Georgia Democrat Officials Indicted For Felony Will Have Some Legal Fees Paid By Taxpayers

The three elected Democrat officials in Georgia’s Douglas County accused of committing felony bid rigging will have some of their legal fees paid by the taxpayers of the county. 

As previously reported, multiple Democrat state officials were recently indicted for allegedly “taking money to use their positions of power to grant special priority to a company” owned by a political supporter.

“The indictment relates to a contract awarded to S&A Express for professional janitorial services for the Douglas County Annex Building,” the report added. “Democrat Douglas County Chairwoman Romona Jackson Jones, Democrat Douglas County Commissioner Henry Mitchell, and Democrat Douglas County Tax Commissioner Greg Baker were all charged with Conspiracy in Restraint of Free and Open Competition in Transactions. Former Purchasing Director Bill Peacock, and Anthony Knight, owner of S&A Express, were also indicted on the same charge.”

According to Fox 5 Atlanta, a county policy “updated in November 2022 okayed paying an additional $25,000 for an employee’s legal fees above what is covered by the county insurance policy.”

“If the claim is not covered, Douglas County could pay $75,000 in legal fees for each employee,” the outlet added. 

“The Board of Commissioners may by resolution approve payment of a higher amount on a case-by-case basis,” the policy says.

“The assumption is that one accused of something like that, would be innocent until proven otherwise,” explained county attorney Michael Coleman at an October 2022 commission meeting, per Fox 5 Atlanta.

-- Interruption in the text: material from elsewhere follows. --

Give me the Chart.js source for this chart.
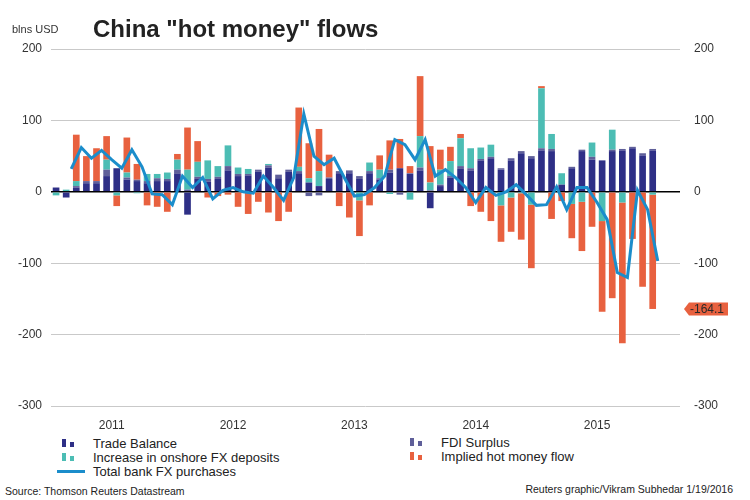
<!DOCTYPE html>
<html lang="en">
<head>
  <meta charset="UTF-8">
  <title>China "hot money" flows</title>
  <script src="https://cdn.jsdelivr.net/npm/chart.js"></script>
  <style>
    body { margin: 0; width: 750px; height: 500px; position: relative; background: #fff; font-family: "Liberation Sans", Arial, sans-serif; color: #222; overflow: hidden; }
    #wrap { position: absolute; left: 0; top: 0; width: 750px; height: 430px; }
    .txt { position: absolute; white-space: nowrap; }
    #title { left: 93px; top: 15px; font-size: 24px; font-weight: bold; color: #222; }
    #unit { left: 12px; top: 23px; font-size: 11px; color: #333; }
    .leg { position: absolute; font-size: 13px; color: #222; height: 15px; line-height: 15px; white-space: nowrap; }
    .ico { position: absolute; left: 0; top: 3px; width: 3.5px; height: 8px; }
    .ico2 { left: 8px; top: 6px; height: 5px; }
    .lineico { position: absolute; left: -5px; top: 6px; width: 28px; height: 2.5px; background: #1b8dcb; }
    .leg span.t { position: absolute; left: 31px; top: 0; }
    .foot { position: absolute; font-size: 10.5px; color: #222; top: 485px; }
  </style>
</head>
<body>
  <div id="wrap"><canvas id="grafico"></canvas></div>
  <div class="txt" id="unit">blns USD</div>
  <div class="txt" id="title">China "hot money" flows</div>

  <div class="leg" style="left:62px; top:436px;"><div class="ico" style="background:#2e2f86"></div><div class="ico ico2" style="background:#2e2f86"></div><span class="t">Trade Balance</span></div>
  <div class="leg" style="left:62px; top:450px;"><div class="ico" style="background:#4cbdb4"></div><div class="ico ico2" style="background:#4cbdb4"></div><span class="t">Increase in onshore FX deposits</span></div>
  <div class="leg" style="left:62px; top:464px;"><div class="lineico"></div><span class="t">Total bank FX purchases</span></div>
  <div class="leg" style="left:410px; top:435px;"><div class="ico" style="background:#5f5f99"></div><div class="ico ico2" style="background:#5f5f99"></div><span class="t">FDI Surplus</span></div>
  <div class="leg" style="left:410px; top:449px;"><div class="ico" style="background:#e8613f"></div><div class="ico ico2" style="background:#e8613f"></div><span class="t">Implied hot money flow</span></div>

  <div class="foot" style="left:5px;">Source: Thomson Reuters Datastream</div>
  <div class="foot" style="right:17px; top:483px;">Reuters graphic/Vikram Subhedar 1/19/2016</div>

  <script>
    // Años del eje x (etiqueta centrada en cada año)
    const years = ['2011', '2012', '2013', '2014', '2015'];
    const yTicks = [200, 100, 0, -100, -200, -300];

    // Meses Ene 2011 - Dic 2015 (una barra por mes)
    const months = [];
    years.forEach(y => { for (let m = 1; m <= 12; m++) months.push(y + '-' + String(m).padStart(2, '0')); });

    // Componentes mensuales, miles de millones USD
    const tradeBalance = [
      6, -8, 6, 12, 12, 22, 33, 17, 15, 12, 15, 15,
      25, -32, 18, 14, 18, 30, 22, 23, 28, 34, 19, 28,
      26, 13, 8, 18, 26, 26, 18, 26, 17, 27, 33, 25,
      30, -23, 8, 20, 32, 30, 44, 47, 31, 44, 54, 47,
      58, 57, 10, 33, 57, 45, 44, 57, 58, 61, 51, 58
    ];
    const fdiSurplus = [
      0, 0, 2, 3, 3, 9, 0, 3, 2, 3, 4, 3,
      6, 3, 3, 4, 3, 6, 3, 2, 3, 3, 5, 3,
      3, -6, -5, 2, 3, 4, 4, 3, 2, 4, -4, 1,
      4, 2, 2, 2, 4, 3, 2, 2, 2, 3, 3, 3,
      3, 3, 0, 2, 2, 4, 0, 2, 2, 2, 3, 2
    ];
    const fxDeposits = [
      -5, 3, 7, 0, 0, 14, -5, 7, -2, 10, 6, 9,
      14, 28, 21, 26, 15, 29, 9, 7, 0, 2, 0, 0,
      6, 6, 21, 0, 0, 0, -12, 12, 12, -3, 0, -11,
      44, 11, 21, 21, 39, 28, 16, 17, -19, -8, -2, -18,
      84, 21, 16, -17, -14, 20, -41, 28, -15, 0, 0, -4
    ];
    const hotMoney = [
      0, 0, 65, 35, 46, 33, -15, 49, 22, -19, -21, -28,
      8, 59, 29, -8, -6, -4, -21, -31, -14, -29, -41, -28,
      83, 49, 59, 32, -20, -36, -50, -19, 20, 41, 41, 10,
      84, 51, 28, 20, 6, -20, -28, -41, -51, -48, -65, -89,
      3, -38, -13, -48, -69, -49, -127, -149, -197, -66, -133, -160.1
    ];
    // Compras netas de divisas del sistema bancario (Feb 2011 - Dic 2015)
    const bankFxPurchases = [
      32, 62, 47, 58, 45, 33, 59, 35, -3, -4, -18,
      22, 6, 20, -10, 2, 6, 0, -2, 22, 6, -12,
      20, 109, 50, 38, 47, 20, -6, -4, 6, 22, 73,
      66, 45, 73, 22, 31, 20, 6, -15, 6, -5, 0,
      10, -4, -19, -18, 7, -25, 6, 6, -15, -39, -113,
      -120, 2, -25, -97
    ];
    const calloutValue = -164.1;

    const firstLineMonth = months.length - bankFxPurchases.length;

    const barSet = (label, values, color) => ({
      type: 'bar',
      label: label,
      data: values.map((v, i) => ({ x: i, y: v })),
      backgroundColor: color,
      stack: 'flujos',
      order: 2,
      barPercentage: 0.66,
      categoryPercentage: 1
    });

    // Etiqueta naranja a la derecha
    const calloutPlugin = {
      id: 'callout',
      afterDraw(chart) {
        const c = chart.ctx;
        const y = chart.scales.y.getPixelForValue(calloutValue);
        const x0 = chart.chartArea.right + 9;
        c.save();
        c.fillStyle = '#e8613f';
        c.beginPath();
        c.moveTo(x0 - 5, y);
        c.lineTo(x0, y - 6.5);
        c.lineTo(x0 + 39, y - 6.5);
        c.lineTo(x0 + 39, y + 6.5);
        c.lineTo(x0, y + 6.5);
        c.closePath();
        c.fill();
        c.fillStyle = '#2a2a2a';
        c.font = '12px "Liberation Sans", Arial, sans-serif';
        c.textBaseline = 'middle';
        c.fillText(String(calloutValue), x0 + 1, y + 1);
        c.restore();
      }
    };

    const ctx = document.getElementById('grafico').getContext('2d');
    new Chart(ctx, {
      data: {
        datasets: [
          barSet('Trade Balance', tradeBalance, '#2e2f86'),
          barSet('FDI Surplus', fdiSurplus, '#5f5f99'),
          barSet('Increase in onshore FX deposits', fxDeposits, '#4cbdb4'),
          barSet('Implied hot money flow', hotMoney, '#e8613f'),
          {
            type: 'line',
            label: 'Total bank FX purchases',
            data: bankFxPurchases.map((v, i) => ({ x: firstLineMonth + i + 0.5, y: v })),
            borderColor: '#1b8dcb',
            borderWidth: 3,
            pointRadius: 0,
            tension: 0,
            fill: false,
            stack: 'total',
            order: 0
          }
        ]
      },
      options: {
        responsive: true,
        maintainAspectRatio: false,
        animation: false,
        layout: { padding: { top: 49, left: 0, right: 0, bottom: 0 } },
        plugins: { legend: { display: false }, tooltip: { enabled: false } },
        scales: {
          x: {
            type: 'linear',
            offset: false,
            min: -0.5,
            max: 61.7,
            grid: { display: false },
            border: { display: false },
            afterBuildTicks: s => { s.ticks = years.map((y, k) => ({ value: 5.5 + 12 * k })); },
            afterFit: s => { s.height = 24; },
            ticks: {
              autoSkip: false,
              maxRotation: 0,
              padding: 4,
              color: '#333',
              font: { family: '"Liberation Sans", Arial, sans-serif', size: 12 },
              callback: v => years[Math.round((v - 5.5) / 12)]
            }
          },
          y: {
            stacked: true,
            min: -300,
            max: 200,
            afterBuildTicks: s => { s.ticks = yTicks.map(v => ({ value: v })); },
            afterFit: s => { s.width = 51; },
            border: { display: false },
            grid: {
              drawTicks: false,
              color: c => c.tick.value === 0 ? '#000' : '#c9c9c9',
              lineWidth: c => c.tick.value === 0 ? 1.5 : 1
            },
            ticks: {
              padding: 9,
              color: '#333',
              font: { family: '"Liberation Sans", Arial, sans-serif', size: 12 }
            }
          },
          y2: {
            position: 'right',
            min: -300,
            max: 200,
            afterBuildTicks: s => { s.ticks = yTicks.map(v => ({ value: v })); },
            afterFit: s => { s.width = 70; },
            border: { display: false },
            grid: { display: false },
            ticks: {
              padding: 6,
              color: '#333',
              font: { family: '"Liberation Sans", Arial, sans-serif', size: 12 }
            }
          }
        }
      },
      plugins: [calloutPlugin]
    });
  </script>
</body>
</html>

This week, county attorney Coleman told Fox 5 Atlanta. “I have requested small initial retainers be paid to their lawyers to make sure that the accused are not without counsel during these preliminary stages. Any such payments by the County will be submitted to insurance for reimbursement.”

White collar crime attorney expert Jessica Cino told the outlet this is not a common practice.

“I would say that’s atypical,” she said. “Generally we say that doesn’t look good optically.”

The new policy did have some conditions in which the county would not pay: “If the Claim involves allegations of theft, dishonesty, embezzlement, or other like crimes with respect to the property or money of or in which the County has an interest.”

However, Cino pointed out that the indictments clearly fall under those categories, and its understandable why taxpayers might be upset.

“Sure, they’re there to serve the public,” she said. “So learning that the very people that you’ve entrusted to serve your community, your county are getting some of their legal fees fronted to them, people are going to be very upset by that.”